Depuis plusieurs années, la R. Congo délivre un certain nombre de concessions pétrolières et gazières sur le marché international, attirant l’attention de grands producteurs tels que le français Total et l’italien ENI. À tel point que l’une des concessions auparavant revendiquées par Total empiétait sur le parc national de Nouabalé-Ndoki, un sanctuaire riche en vie sauvage qui, depuis des décennies, accueille la recherche sur la faune unique d’Afrique centrale. Toutefois, la mise à jour de la carte des concessions pétrolières et gazières du pays de novembre 2019 semble avoir discrètement retiré le bloc pétrolier de Koli, autrefois lié à Total, de l’appel d’offres.

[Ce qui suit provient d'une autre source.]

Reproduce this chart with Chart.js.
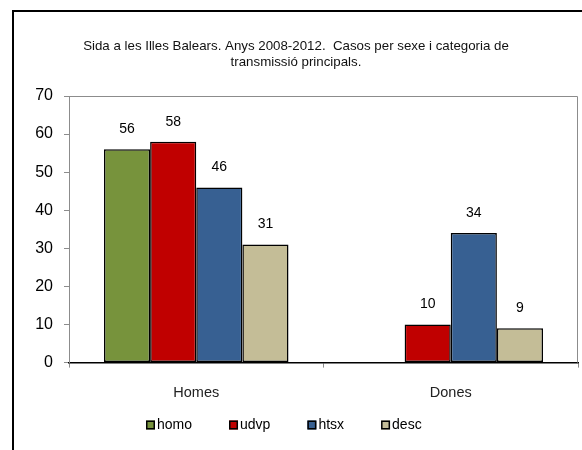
<!DOCTYPE html>
<html>
<head>
<meta charset="utf-8">
<script src="https://cdn.jsdelivr.net/npm/chart.js@4.4.0/dist/chart.umd.min.js"></script>
<style>
  body { margin: 0; background: #fff; }
  #wrap { position: relative; width: 582px; height: 450px; overflow: hidden; }
  #frame { position: absolute; left: 12px; top: 10px; width: 620px; height: 520px;
           border: 2px solid #000; pointer-events: none; }
</style>
</head>
<body>
<div id="wrap">
  <canvas id="chart" width="582" height="450"></canvas>
  <div id="frame"></div>
</div>
<script>
const FONT = "'Liberation Sans', Arial, sans-serif";

const titleLines = [
    'Sida a les Illes Balears. Anys 2008-2012.  Casos per sexe i categoria de',
    'transmissió principals.'
];
const categories = ['Homes', 'Dones'];
const seriesNames = ['homo', 'udvp', 'htsx', 'desc'];
const seriesColors = ['#77933C', '#C00000', '#376092', '#C4BD97'];
const homo = [56, null];
const udvp = [58, 10];
const htsx = [46, 34];
const desc = [31, 9];
const yTicks = [0, 10, 20, 30, 40, 50, 60, 70];

// values above each bar
const valueLabels = {
    id: 'valueLabels',
    afterDatasetsDraw(chart) {
        const ctx = chart.ctx;
        ctx.save();
        ctx.font = '14px ' + FONT;
        ctx.fillStyle = '#000';
        ctx.textAlign = 'center';
        ctx.textBaseline = 'middle';
        chart.data.datasets.forEach((ds, i) => {
            const meta = chart.getDatasetMeta(i);
            meta.data.forEach((bar, j) => {
                if (ds.data[j] === null) return;
                ctx.fillText(ds.data[j], bar.x, bar.y - 20);
            });
        });
        ctx.restore();
    }
};

// grey frame on top and right of the plot area
const plotFrame = {
    id: 'plotFrame',
    beforeDatasetsDraw(chart) {
        const a = chart.chartArea;
        const ctx = chart.ctx;
        ctx.save();
        ctx.strokeStyle = '#8c8c8c';
        ctx.lineWidth = 1;
        ctx.beginPath();
        ctx.moveTo(a.left, a.top + 0.5);
        ctx.lineTo(a.right - 0.5, a.top + 0.5);
        ctx.lineTo(a.right - 0.5, a.bottom);
        ctx.stroke();
        ctx.restore();
    }
};

// legend in one row below the axis, like the original
const rowLegend = {
    id: 'rowLegend',
    afterDraw(chart) {
        const ctx = chart.ctx;
        const gap = 35;
        const box = 9;
        ctx.save();
        ctx.font = '14px ' + FONT;
        ctx.textBaseline = 'middle';
        const items = chart.data.datasets.map(ds => ({
            text: ds.label,
            color: ds.backgroundColor,
            w: box + 4 + ctx.measureText(ds.label).width
        }));
        const total = items.reduce((s, it) => s + it.w, 0) + gap * (items.length - 1);
        let x = Math.round(chart.width / 2 - 6 - total / 2);
        const y = chart.height - 25;
        items.forEach(it => {
            ctx.fillStyle = it.color;
            ctx.fillRect(x, y - box / 2, box, box);
            ctx.strokeStyle = '#000';
            ctx.lineWidth = 1.5;
            ctx.strokeRect(x + 0.75, y - box / 2 + 0.75, box - 1.5, box - 1.5);
            ctx.fillStyle = '#000';
            ctx.fillText(it.text, x + box + 2, y);
            x += it.w + gap;
        });
        ctx.restore();
    }
};

const datasets = [homo, udvp, htsx, desc].map((values, i) => ({
    label: seriesNames[i],
    data: values,
    backgroundColor: seriesColors[i],
    borderColor: '#000',
    borderWidth: 1.5,
    borderSkipped: false,
    categoryPercentage: 0.725,
    barPercentage: 1.0
}));

new Chart(document.getElementById('chart'), {
    type: 'bar',
    data: { labels: categories, datasets: datasets },
    options: {
        responsive: false,
        animation: false,
        layout: { padding: { left: 14, right: 4, top: 0, bottom: 31 } },
        plugins: {
            title: {
                display: true,
                text: titleLines,
                color: '#111',
                font: { family: FONT, size: 13.3, weight: 'normal', lineHeight: 16 / 13.3 },
                padding: { top: 38, bottom: 26 }
            },
            legend: { display: false },
            tooltip: { enabled: false }
        },
        scales: {
            x: {
                grid: { display: true, drawOnChartArea: false, drawTicks: true, tickLength: 5, tickColor: '#8c8c8c' },
                border: { display: true, color: '#000', width: 1.5 },
                ticks: { color: '#222', padding: 17, font: { family: FONT, size: 14.5 } }
            },
            y: {
                min: 0,
                max: 70,
                afterBuildTicks(scale) { scale.ticks = yTicks.map(v => ({ value: v })); },
                grid: { display: true, drawOnChartArea: false, drawTicks: true, tickLength: 5, tickColor: '#8c8c8c' },
                border: { display: true, color: '#8c8c8c', width: 1 },
                ticks: { color: '#000', padding: 11, font: { family: FONT, size: 16 } },
                afterFit(scale) { scale.width = 55; }
            }
        }
    },
    plugins: [valueLabels, plotFrame, rowLegend]
});
</script>
</body>
</html>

Malgré les critiques d’organisations de défense de l’environnement telles que Greenpeace, qui affirment que ces activités pourraient détruire les tourbières, la plupart des autres blocs figurent toujours sur les sites web du ministère des Hydrocarbures et de la Société Nationale des Pétroles du Congo (SNPC), la compagnie pétrolière du pays. D’autres signes montrent que le gouvernement semble avoir l’intention d’extraire le pétrole et le gaz qui se trouvent sous la Cuvette centrale.

En décembre 2020, CGG, une entreprise française spécialisée dans l’exploration du sous-sol qui a déjà collaboré avec Total auparavant, a annoncé qu’elle conduirait des relevés aériens afin d’estimer le potentiel des gisements de pétrole et de gaz identifiés précédemment dans le bassin de la Cuvette. Dans une publication, la CGG a souligné que les producteurs de pétrole et de gaz ont aidé au financement du projet en collaboration avec la SNPC. Cette dernière a également confirmé sur son site web que lesdits relevés étaient en cours.

« Le bassin de la Cuvette pourrait être considéré comme l’une des dernières provinces africaines à potentiellement détenir des gisements de gaz et de pétrole géants, voire supergéants », a expliqué Greg Paleolog, vice-président exécutif de la CGG. « C’est formidable de voir la SNPC et nos partenaires financiers reconnaître que l’acquisition à grande échelle de données de haute qualité peut apporter beaucoup à leurs programmes d’exploration. »

Néanmoins, la CGG s’est refusée à tout commentaire sur ses projets et les risques pour les tourbières si les relevés venaient à montrer la présence de quantités de pétrole et de gaz considérables.

De même, Total n’a pas répondu aux sollicitations de la part de Mongabay. Cependant, dans un article paru en 2019 dans l’hebdomadaire congolais Le Patriote, le PDG de Total, Patrick Pouyanné, a reconnu qu’il existait des pressions quant à l’obtention de ces données sismiques.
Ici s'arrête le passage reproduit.